[Your instructions] Exactly the lines from the line containing "Recreate this image" through the line containing "bet4 = [0.0, 0.144, 0.314, 0.638, 0.918, 1.154]" are to be echoed, with both included and pictures left out.

(Source code of charts)
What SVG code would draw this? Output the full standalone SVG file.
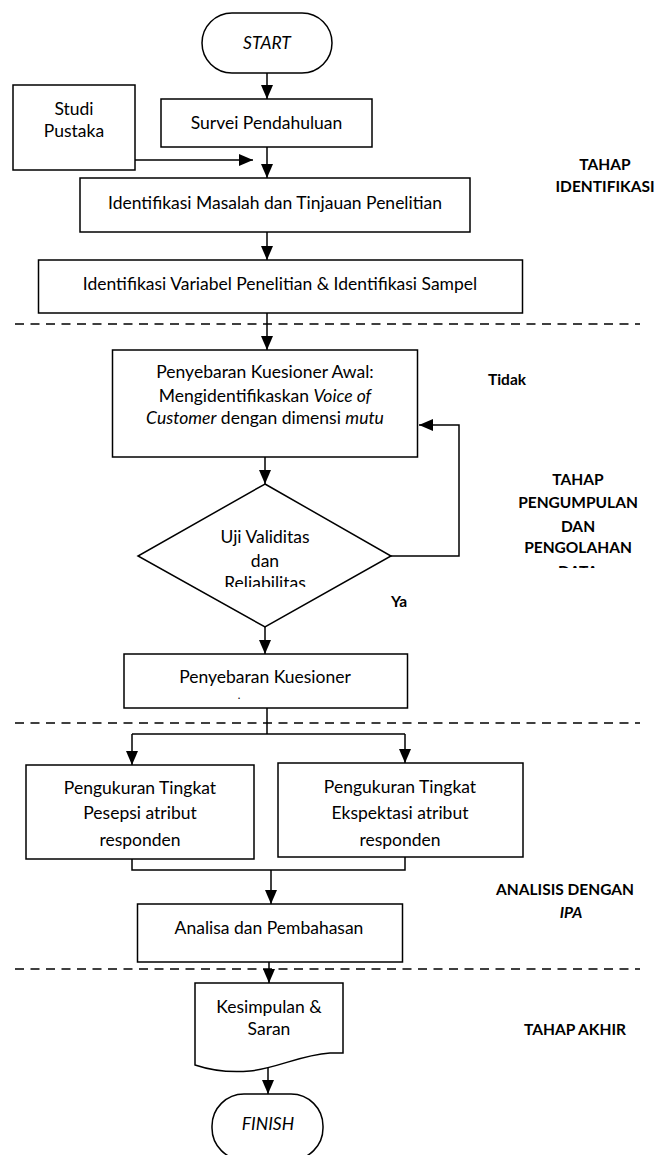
<svg xmlns="http://www.w3.org/2000/svg" width="657" height="1155" viewBox="0 0 657 1155">
<style>
.box{fill:#fff;stroke:#000;stroke-width:1.5}
.t{font-family:Lato,"Liberation Sans",sans-serif;font-size:17.5px;text-anchor:middle;fill:#000}
.b{font-weight:bold;font-size:15.5px}
.i{font-style:italic}
.conn{stroke:#000;stroke-width:1.5;fill:none}
.arr{marker-end:url(#ah)}
.dash{stroke:#000;stroke-width:1.6;stroke-dasharray:9 6.5;fill:none}
</style>
<defs>
<marker id="ah" viewBox="0 0 14 12" refX="14" refY="6" markerWidth="14" markerHeight="12" markerUnits="userSpaceOnUse" orient="auto">
<path d="M0,0 L14,6 L0,12 z" fill="#000"/>
</marker>
<clipPath id="clipRel"><rect x="130" y="570" width="270" height="17"/></clipPath>
<clipPath id="clipData"><rect x="500" y="555" width="157" height="13"/></clipPath>
</defs>
<rect width="657" height="1155" fill="#fff"/>

<g id="connectors">
<line class="conn arr" x1="267" y1="73" x2="267" y2="99"/>
<line class="conn arr" x1="135" y1="160" x2="253" y2="160"/>
<line class="conn arr" x1="267" y1="147" x2="267" y2="178"/>
<line class="conn arr" x1="267" y1="232" x2="267" y2="260"/>
<line class="conn arr" x1="267" y1="313" x2="267" y2="350"/>
<line class="conn arr" x1="265" y1="457" x2="265" y2="484"/>
<polyline class="conn arr" points="391,556 459,556 459,425 419,425"/>
<line class="conn arr" x1="265" y1="627" x2="265" y2="654"/>
<polyline class="conn" points="267,708 267,734"/>
<polyline class="conn arr" points="132,734 132,765"/>
<polyline class="conn" points="132,734 405,734"/>
<polyline class="conn arr" points="405,734 405,763"/>
<polyline class="conn" points="132,859 132,870 405,870 405,857"/>
<line class="conn arr" x1="271" y1="870" x2="271" y2="904"/>
<line class="conn arr" x1="269" y1="962" x2="269" y2="983"/>
<line class="conn arr" x1="268" y1="1068" x2="268" y2="1094"/>
</g>

<g id="dividers">
<line class="dash" x1="15" y1="324" x2="640" y2="324"/>
<line class="dash" x1="15" y1="723" x2="640" y2="723"/>
<line class="dash" x1="15" y1="969" x2="640" y2="969"/>
</g>

<g id="start">
<rect class="box" x="202" y="13" width="130" height="60" rx="30" ry="30"/>
<text class="t i" x="267" y="49">START</text>
</g>

<g id="studi-pustaka">
<rect class="box" x="13" y="85" width="122" height="85"/>
<text class="t" x="74" y="115">Studi</text>
<text class="t" x="74" y="137">Pustaka</text>
</g>

<g id="survei">
<rect class="box" x="161" y="99" width="211" height="48"/>
<text class="t" x="266.5" y="129">Survei Pendahuluan</text>
</g>

<g id="identifikasi-masalah">
<rect class="box" x="80" y="178" width="390" height="54"/>
<text class="t" x="275" y="209">Identifikasi Masalah dan Tinjauan Penelitian</text>
</g>

<g id="identifikasi-variabel">
<rect class="box" x="38.5" y="260" width="484" height="53"/>
<text class="t" x="280" y="290">Identifikasi Variabel Penelitian &amp; Identifikasi Sampel</text>
</g>

<g id="kuesioner-awal">
<rect class="box" x="112.5" y="350" width="305" height="107"/>
<text class="t" x="265" y="378">Penyebaran Kuesioner Awal:</text>
<text class="t" x="265" y="402">Mengidentifikaskan <tspan class="i">Voice of</tspan></text>
<text class="t" x="265" y="424"><tspan class="i">Customer</tspan> dengan dimensi <tspan class="i">mutu</tspan></text>
</g>

<g id="uji">
<polygon class="box" points="265,484 391,556 265,627 138,556"/>
<text class="t" x="265" y="543">Uji Validitas</text>
<text class="t" x="265" y="567">dan</text>
<text class="t" x="265" y="589" clip-path="url(#clipRel)">Reliabilitas</text>
</g>

<g id="kuesioner">
<rect class="box" x="124" y="654" width="283.5" height="54"/>
<text class="t" x="265" y="683">Penyebaran Kuesioner</text>
<text class="t" x="239" y="699" style="font-size:11px">.</text>
</g>

<g id="persepsi">
<rect class="box" x="26" y="765" width="228" height="94"/>
<text class="t" x="140" y="794">Pengukuran Tingkat</text>
<text class="t" x="140" y="819">Pesepsi atribut</text>
<text class="t" x="140" y="846">responden</text>
</g>

<g id="ekspektasi">
<rect class="box" x="278" y="763" width="245" height="94"/>
<text class="t" x="400" y="793">Pengukuran Tingkat</text>
<text class="t" x="400" y="819">Ekspektasi atribut</text>
<text class="t" x="400" y="846">responden</text>
</g>

<g id="analisa">
<rect class="box" x="137.5" y="904" width="265" height="58"/>
<text class="t" x="269" y="934">Analisa dan Pembahasan</text>
</g>

<g id="kesimpulan">
<path class="box" d="M195,983 H343 V1053 H330 C300,1055 278,1068 250,1071 C228,1073 210,1070 195,1065 Z"/>
<text class="t" x="269" y="1013">Kesimpulan &amp;</text>
<text class="t" x="269" y="1035">Saran</text>
</g>

<g id="finish">
<rect class="box" x="212" y="1094" width="111" height="66" rx="32" ry="32"/>
<text class="t i" x="268" y="1130">FINISH</text>
</g>

<g id="labels">
<text class="t b" x="605" y="170">TAHAP</text>
<text class="t b" x="605" y="192">IDENTIFIKASI</text>
<text class="t b" x="507" y="385">Tidak</text>
<text class="t b" x="578" y="485">TAHAP</text>
<text class="t b" x="578" y="508">PENGUMPULAN</text>
<text class="t b" x="578" y="532">DAN</text>
<text class="t b" x="578" y="553">PENGOLAHAN</text>
<text class="t b" x="578" y="577" clip-path="url(#clipData)">DATA</text>
<text class="t b" x="399" y="607">Ya</text>
<text class="t b" x="565" y="895">ANALISIS DENGAN</text>
<text class="t b i" x="571" y="918">IPA</text>
<text class="t b" x="575" y="1035">TAHAP AKHIR</text>
</g>
</svg>
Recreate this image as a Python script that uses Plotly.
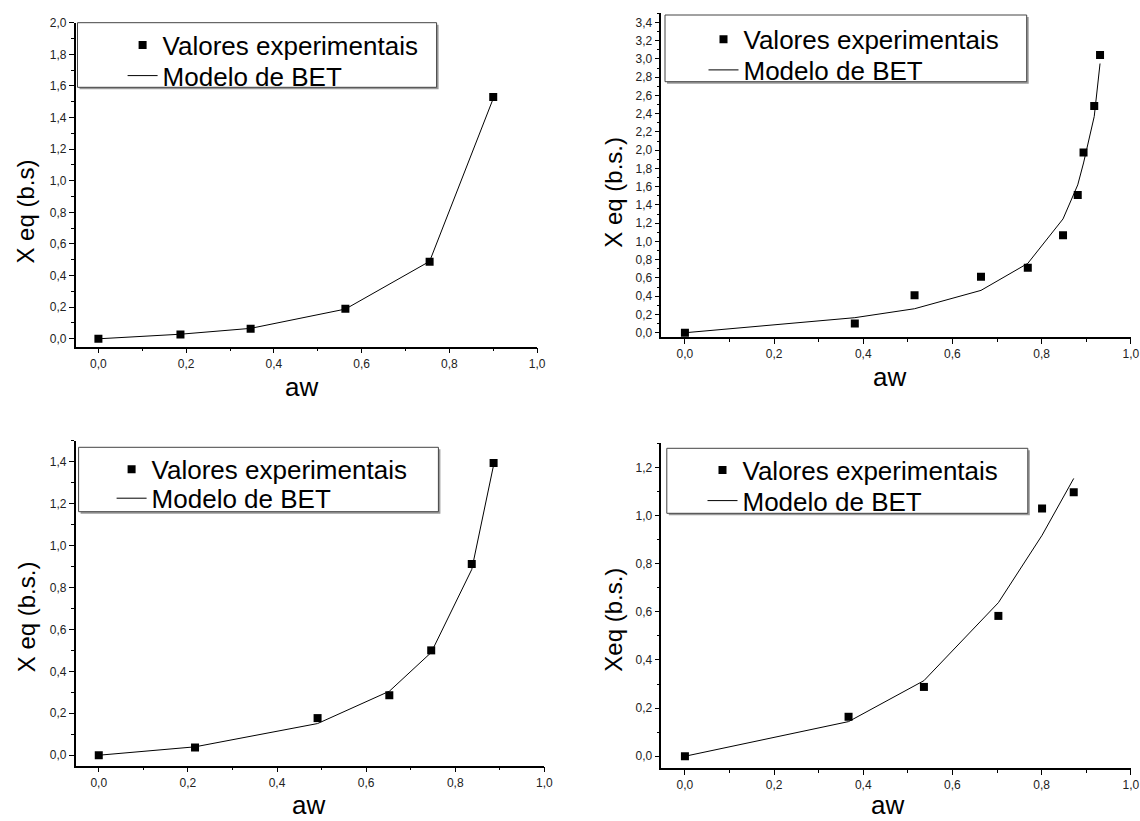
import plotly.graph_objects as go

# ---------------- data ----------------
aw1 = [0.0, 0.187, 0.347, 0.563, 0.755, 0.900]
exp1 = [0.0, 0.027, 0.063, 0.190, 0.487, 1.530]
bet1 = [0.0, 0.029, 0.066, 0.188, 0.490, 1.520]

aw2 = [0.0, 0.381, 0.515, 0.664, 0.769, 0.848, 0.881, 0.894, 0.918, 0.931]
exp2 = [0.0, 0.102, 0.410, 0.614, 0.713, 1.068, 1.510, 1.975, 2.483, 3.042]
bet2 = [0.0, 0.165, 0.263, 0.464, 0.760, 1.247, 1.620, 1.860, 2.370, 2.950]

aw3 = [0.0, 0.216, 0.491, 0.652, 0.746, 0.837, 0.886]
exp3 = [0.0, 0.037, 0.177, 0.286, 0.500, 0.912, 1.394]
bet3 = [0.0, 0.040, 0.151, 0.305, 0.490, 0.886, 1.384]

aw4 = [0.0, 0.367, 0.536, 0.703, 0.801, 0.872]
exp4 = [0.0, 0.164, 0.288, 0.583, 1.029, 1.097]
bet4 = [0.0, 0.144, 0.314, 0.638, 0.918, 1.154]

series_names = ["Valores experimentais", "Modelo de BET"]
x_title = "aw"
y_titles = ["X eq (b.s)", "X eq (b.s.)", "X eq (b.s.)", "Xeq (b.s.)"]

W, H = 1140, 821
FONT = "Liberation Sans, Arial, sans-serif"

panels = [
    dict(aw=aw1, exp=exp1, bet=bet1, xr=[-0.052, 1.0], yr=[-0.05, 2.0],
         px=(75.6, 537.1), py=(22.7, 346.7),
         box=(77.5, 22.7, 436.6, 87.3), txt=162.6, ent=(45, 75.7),
         ytit=(25.6, 212), xtit=(301, 387)),
    dict(aw=aw2, exp=exp2, bet=bet2, xr=[-0.053, 1.0], yr=[-0.05, 3.5],
         px=(661.3, 1130.8), py=(13.3, 337.3),
         box=(665, 15, 1026.7, 81.7), txt=743.5, ent=(39.3, 70),
         ytit=(612.7, 192), xtit=(889, 377)),
    dict(aw=aw3, exp=exp3, bet=bet3, xr=[-0.052, 1.0], yr=[-0.05, 1.5],
         px=(75.6, 544.4), py=(440.7, 765.7),
         box=(78.6, 447.3, 438.4, 511.7), txt=151.6, ent=(469.3, 498.3),
         ytit=(26.3, 617), xtit=(308, None)),
    dict(aw=aw4, exp=exp4, bet=bet4, xr=[-0.053, 1.0], yr=[-0.05, 1.3],
         px=(661.3, 1130.8), py=(443.3, 768.3),
         box=(666.8, 448.3, 1027.8, 513.3), txt=742.5, ent=(470, 500.7),
         ytit=(612.7, 620), xtit=(887, None)),
]

fig = go.Figure()
layout = dict(template="none", width=W, height=H, showlegend=True,
              margin=dict(l=0, r=0, t=0, b=0, pad=0, autoexpand=False),
              paper_bgcolor="white", plot_bgcolor="white",
              separators=",.", font=dict(family=FONT, color="black"),
              annotations=[], shapes=[])

TEXT_OFF = 40  # legend text offset from legend left edge

for i, p in enumerate(panels):
    n = "" if i == 0 else str(i + 1)
    leg_exp = "legend" if i == 0 else "legend" + str(2 * i + 1)
    leg_bet = "legend" + str(2 * i + 2)
    fig.add_trace(go.Scatter(x=p["aw"], y=p["bet"], mode="lines",
                             name=series_names[1], showlegend=True,
                             line=dict(color="black", width=1),
                             xaxis="x" + n, yaxis="y" + n, legend=leg_bet))
    fig.add_trace(go.Scatter(x=p["aw"], y=p["exp"], mode="markers",
                             name=series_names[0], showlegend=True,
                             marker=dict(symbol="square", size=8, color="black"),
                             xaxis="x" + n, yaxis="y" + n, legend=leg_exp))
    axcommon = dict(showline=True, linecolor="black", linewidth=1.5,
                    ticks="outside", ticklen=5, tickwidth=1.2, tickcolor="black",
                    showgrid=False, zeroline=False, tickformat=".1f",
                    automargin=False,
                    tickfont=dict(size=12, family=FONT, color="#222"),
                    dtick=0.2, tick0=0,
                    minor=dict(ticks="outside", ticklen=3, tickwidth=1,
                               tickcolor="black", dtick=0.1, showgrid=False))
    layout["xaxis" + n] = dict(axcommon, range=p["xr"],
                               domain=[p["px"][0] / W, p["px"][1] / W],
                               anchor="y" + n)
    layout["yaxis" + n] = dict(axcommon, range=p["yr"],
                               domain=[1 - p["py"][1] / H, 1 - p["py"][0] / H],
                               anchor="x" + n)
    # legend frame (with light shadow)
    x0, y0, x1, y1 = p["box"]
    layout["shapes"].append(dict(type="rect", xref="paper", yref="paper",
                                 x0=(x0 + 2) / W, x1=(x1 + 2) / W,
                                 y0=1 - (y1 + 2) / H, y1=1 - (y0 + 2) / H,
                                 line=dict(width=0), fillcolor="#9a9a9a",
                                 layer="above"))
    layout["shapes"].append(dict(type="rect", xref="paper", yref="paper",
                                 x0=x0 / W, x1=x1 / W,
                                 y0=1 - y1 / H, y1=1 - y0 / H,
                                 line=dict(width=1, color="#444"),
                                 fillcolor="white", layer="above"))
    for legname, ey in ((leg_exp, p["ent"][0]), (leg_bet, p["ent"][1])):
        layout[legname] = dict(x=(p["txt"] - TEXT_OFF) / W, y=1 - ey / H,
                               xanchor="left", yanchor="middle", visible=True,
                               bgcolor="rgba(0,0,0,0)", borderwidth=0,
                               font=dict(size=26, family=FONT, color="black"))
    layout["annotations"].append(dict(
        text=y_titles[i], x=p["ytit"][0] / W, y=1 - p["ytit"][1] / H,
        xref="paper", yref="paper", showarrow=False, textangle=-90,
        xanchor="center", yanchor="middle",
        font=dict(size=24, family=FONT, color="black")))
    if p["xtit"][1] is None:
        # title sitting on the bottom edge of the page
        layout["annotations"].append(dict(
            text=x_title, x=p["xtit"][0] / W, y=0,
            xref="paper", yref="paper", showarrow=False,
            xanchor="center", yanchor="bottom", borderpad=0,
            font=dict(size=26, family=FONT, color="black")))
    else:
        layout["annotations"].append(dict(
            text=x_title, x=p["xtit"][0] / W, y=1 - p["xtit"][1] / H,
            xref="paper", yref="paper", showarrow=False,
            xanchor="center", yanchor="middle",
            font=dict(size=26, family=FONT, color="black")))

fig.update_layout(**layout)
fig.write_html("out.html", config={"displayModeBar": False},
               post_script="document.body.style.margin='0';"
                           "document.body.style.overflow='hidden';")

[Solution to this task]
Recreate this image as a Python script that uses Plotly.
import plotly.graph_objects as go

# ---------------- data ----------------
aw1 = [0.0, 0.187, 0.347, 0.563, 0.755, 0.900]
exp1 = [0.0, 0.027, 0.063, 0.190, 0.487, 1.530]
bet1 = [0.0, 0.029, 0.066, 0.188, 0.490, 1.520]

aw2 = [0.0, 0.381, 0.515, 0.664, 0.769, 0.848, 0.881, 0.894, 0.918, 0.931]
exp2 = [0.0, 0.102, 0.410, 0.614, 0.713, 1.068, 1.510, 1.975, 2.483, 3.042]
bet2 = [0.0, 0.165, 0.263, 0.464, 0.760, 1.247, 1.620, 1.860, 2.370, 2.950]

aw3 = [0.0, 0.216, 0.491, 0.652, 0.746, 0.837, 0.886]
exp3 = [0.0, 0.037, 0.177, 0.286, 0.500, 0.912, 1.394]
bet3 = [0.0, 0.040, 0.151, 0.305, 0.490, 0.886, 1.384]

aw4 = [0.0, 0.367, 0.536, 0.703, 0.801, 0.872]
exp4 = [0.0, 0.164, 0.288, 0.583, 1.029, 1.097]
bet4 = [0.0, 0.144, 0.314, 0.638, 0.918, 1.154]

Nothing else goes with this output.